June 26, 2014 – It will cost $465 million U.S. but the Orbiting Carbon Observatory-2 (OCO-2) will be the first satellite of its type focused solely on observing CO2 levels on Earth. The launch date is July 1st. This is OCO-2 and not just OCO because in 2009 a first attempt to launch an orbiting CO2 monitoring satellite failed.
Onboard OCO-2 are three high-resolution spectrometers to measure atmospheric CO2. Why three? To measure Nadir Mode, Glint Mode and Target Mode.
Nadir Mode views the ground directly beneath the spacecraft. Glint Mode tracks locations where sunlight directly reflects off the Earth’s surface, particularly the Ocean. And Target Mode looks at specified surface targets each time the satellite passes over. The satellite will provide a detailed picture of emissions by scanning 2.59 square kilometers (one square mile) at a time.
Measuring CO2 is in fact measuring how the plant and animal life on our planet breathe as well as measuring our human activity contributions. The Ocean, forests and plants of the Earth absorb about 50% of the 40 billion tons of greenhouse gases added every year through burning fossil fuels, and human industrial and domestic activities. Today, because of the enormous amount we pump into the atmosphere, it takes 1.5 years to absorb just annual CO2 contributions. This is the reason CO2 levels continue to rise.
But annually we see a rise and fall to CO2 levels. That’s caused by seasonal changes which impact how CO2 gets absorbed. When winter in the Northern Hemisphere, less gets captured on land and sea, on land because deciduous trees enter dormancy and even the evergreen-dominated boreal forest is less capable of absorbing CO2 at this time of year. Add to this colder water and sea ice in the Oceans and we see as a result higher atmospheric CO2 levels.
Meanwhile the Southern Hemisphere, mostly Ocean, becomes the primary carbon sink during the southern summer. But with less forest mass, the dip in CO2 is not as pronounced as it is when summer returns to the Northern Hemisphere. Hence atmospheric readings of CO2 cycle up and down over the year as seen in the red tracings from data collected at Hawaii’s Mauna Loa site. And because the bulk of the continental land masses lie north of the equator, CO2 expresses its highest levels when winter is in the north.

So if we already know this why do we need OCO-2? The justification is this. The satellite will help identify carbon sinks. It will also give us precise readings of human and natural CO2 emissions across the entire planet. This will give scientists the means to make more accurate projections about climate change.

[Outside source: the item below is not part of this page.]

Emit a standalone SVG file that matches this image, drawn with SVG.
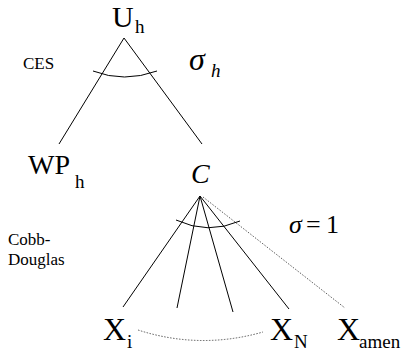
<svg xmlns="http://www.w3.org/2000/svg" width="404" height="353" viewBox="0 0 404 353">
<style>
.big{font-size:32px}
.sub{font-size:19px}
.lbl{font-size:17px}
.it{font-style:italic}
.ln{stroke:#000;stroke-width:1;fill:none}
.dot{stroke:#333;stroke-width:0.8;fill:none;stroke-dasharray:1.5,1.5}
</style>
<rect width="404" height="353" fill="#fff"/>
<g id="connectors">
<line class="ln" x1="124" y1="38" x2="59" y2="144"/>
<line class="ln" x1="124" y1="38" x2="202" y2="144"/>
<path class="ln" d="M93,71 Q124,83 157,71"/>
<line class="ln" x1="200" y1="196" x2="123" y2="307"/>
<line class="ln" x1="200" y1="196" x2="177" y2="308"/>
<line class="ln" x1="200" y1="196" x2="233" y2="312"/>
<line class="ln" x1="200" y1="196" x2="289" y2="309"/>
<line class="dot" x1="203" y1="197" x2="345" y2="308"/>
<path class="ln" d="M176,220 Q208,235 240,221"/>
<path class="dot" d="M138,330 Q200,350 263,332"/>
</g>
<g font-family="Liberation Serif, Times New Roman, serif" fill="#000">
<g id="U_h"><text x="112" y="27" font-size="30">U</text><text x="135" y="33" class="sub">h</text></g>
<g id="WP_h"><text x="28" y="174" font-size="28">WP</text><text x="75" y="188" class="sub">h</text></g>
<g id="C"><text x="191" y="183" class="it" font-size="28">C</text></g>
<g id="X_i"><text x="103" y="340" class="big">X</text><text x="127" y="348" class="sub">i</text></g>
<g id="X_N"><text x="270" y="340" class="big">X</text><text x="294" y="348" class="sub">N</text></g>
<g id="X_amen"><text x="337" y="340" class="big">X</text><text x="359" y="348" class="sub">amen</text></g>
<g id="label_CES"><text x="23" y="69" class="lbl">CES</text></g>
<g id="label_CobbDouglas"><text x="8" y="245" class="lbl">Cobb-</text><text x="8" y="265" class="lbl">Douglas</text></g>
<g id="label_sigma_h"><text x="189" y="70" class="it" font-size="32">σ</text><text x="211" y="77" class="it sub">h</text></g>
<g id="label_sigma_1"><text x="289" y="233" class="it" font-size="26">σ</text><text x="306" y="233" font-size="26">=</text><text x="326" y="233" font-size="26">1</text></g>
</g>
</svg>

OCO-2 data will be compared to Japan’s Greenhouse Gases Observing Satellite (GOSAT) which is monitoring methane and CO2. And it will add to the data from ground-based observations currently being conducted by the U.S. National Oceanic and Atmospheric Administration which has been measuring atmospheric CO2 since the 1950s.
The OCO-2 mission is budgeted to last two years. Considering the importance of the data it provides we can only hope that it will remain funded well beyond that expiry date.